Light emitting devices capable of emitting visible and white light are expanding their applications to, for instance, illumination devices, display devices, and backlight sources for image display devices.
In these applications, there is a growing demand for downsizing. In this context, downsizing of electronic devices has been facilitated by an SMD (surface-mounted device) light emitting device in which a light emitting element chip is bonded onto a lead frame and molded with resin.
To replace fluorescent lamps and incandescent bulbs by illumination devices based on semiconductor light emitting devices with low power loss, it is necessary to enhance mass productivity and reduce cost.
An example technique for further downsizing is disclosed. In this example technique, a light emitting element chip is flip-chip connected to an interconnect layer provided on a transparent substrate so as to be externally driven via a columnar electrode and a ball. On the transparent substrate, the light emitting element chip and the columnar electrode are covered with a sealant.

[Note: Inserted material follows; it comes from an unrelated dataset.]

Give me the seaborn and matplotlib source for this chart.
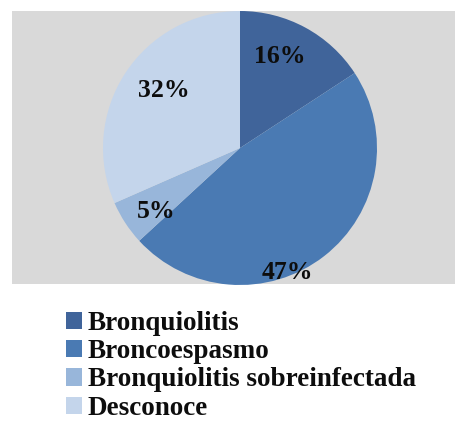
import numpy as np
import matplotlib.pyplot as plt
import matplotlib.patches as mpatches
import seaborn as sns

# Data: counts per diagnosis (n = 19)
categories = ['Bronquiolitis', 'Broncoespasmo', 'Bronquiolitis sobreinfectada', 'Desconoce']
counts = [3, 9, 1, 6]
colors = ['#40649A', '#4A7AB3', '#98B6DA', '#C4D5EB']

sns.set_theme(style='white')
plt.rcParams['font.family'] = ['Liberation Serif', 'DejaVu Serif']
plt.rcParams['text.color'] = '#0d0d0d'

fig = plt.figure(figsize=(4.56, 4.21), dpi=100)
W, H = 456, 421

# pie axes = grey panel
left, top, right, bottom = 12, 11, 456, 284
ax = fig.add_axes([left / W, 1 - bottom / H, (right - left) / W, (bottom - top) / H])

wedges, _ = ax.pie(counts, colors=colors, startangle=90, counterclock=False,
                   radius=1, wedgeprops=dict(linewidth=0))

# percentage labels (placement tweaks to mimic the original's best-fit)
label_r = [0.73, 0.97, 0.77, 0.70]
label_shift = [5, -17, 4, -4]
total = sum(counts)
for w, c, r, s in zip(wedges, counts, label_r, label_shift):
    ang = np.deg2rad((w.theta1 + w.theta2) / 2 + s)
    ax.text(r * np.cos(ang), r * np.sin(ang), f'{100 * c / total:.0f}%',
            ha='center', va='center', fontsize=18.5, fontweight='bold', color='#0d0d0d')

cx, cy, R = 240, 148, 137
ax.set_xlim((left - cx) / R, (right - cx) / R)
ax.set_ylim((cy - bottom) / R, (cy - top) / R)
ax.set_aspect('auto')
ax.set_frame_on(True)
ax.set_facecolor('#D9D9D9')
for sp in ax.spines.values():
    sp.set_visible(False)
ax.set_xticks([])
ax.set_yticks([])

handles = [mpatches.Patch(facecolor=c, edgecolor='none') for c in colors]
fig.legend(handles, categories, loc='upper left', bbox_to_anchor=(66 / W, 1 - 311 / H),
           frameon=False, prop=dict(size=19.5, weight='bold'),
           handlelength=0.6, handleheight=0.6, handletextpad=0.2,
           labelspacing=0.12, borderaxespad=0, borderpad=0)

fig.savefig('out.png', dpi=100)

However, this example needs the interconnect layer and the columnar electrode for bonding the light emitting element chip onto the transparent substrate with high positional accuracy, and it is insufficient to meet the requirements for downsizing and mass productivity.
Furthermore, in a fluorescent-conversion white LED (light emitting diode), wavelength conversion of excitation light by the fluorescent material cannot avoid Stokes loss in which the energy difference between the excitation light and the fluorescent-emitted light is lost as heat. Thus, efficiency improvement by controlling the fluorescent material is desired.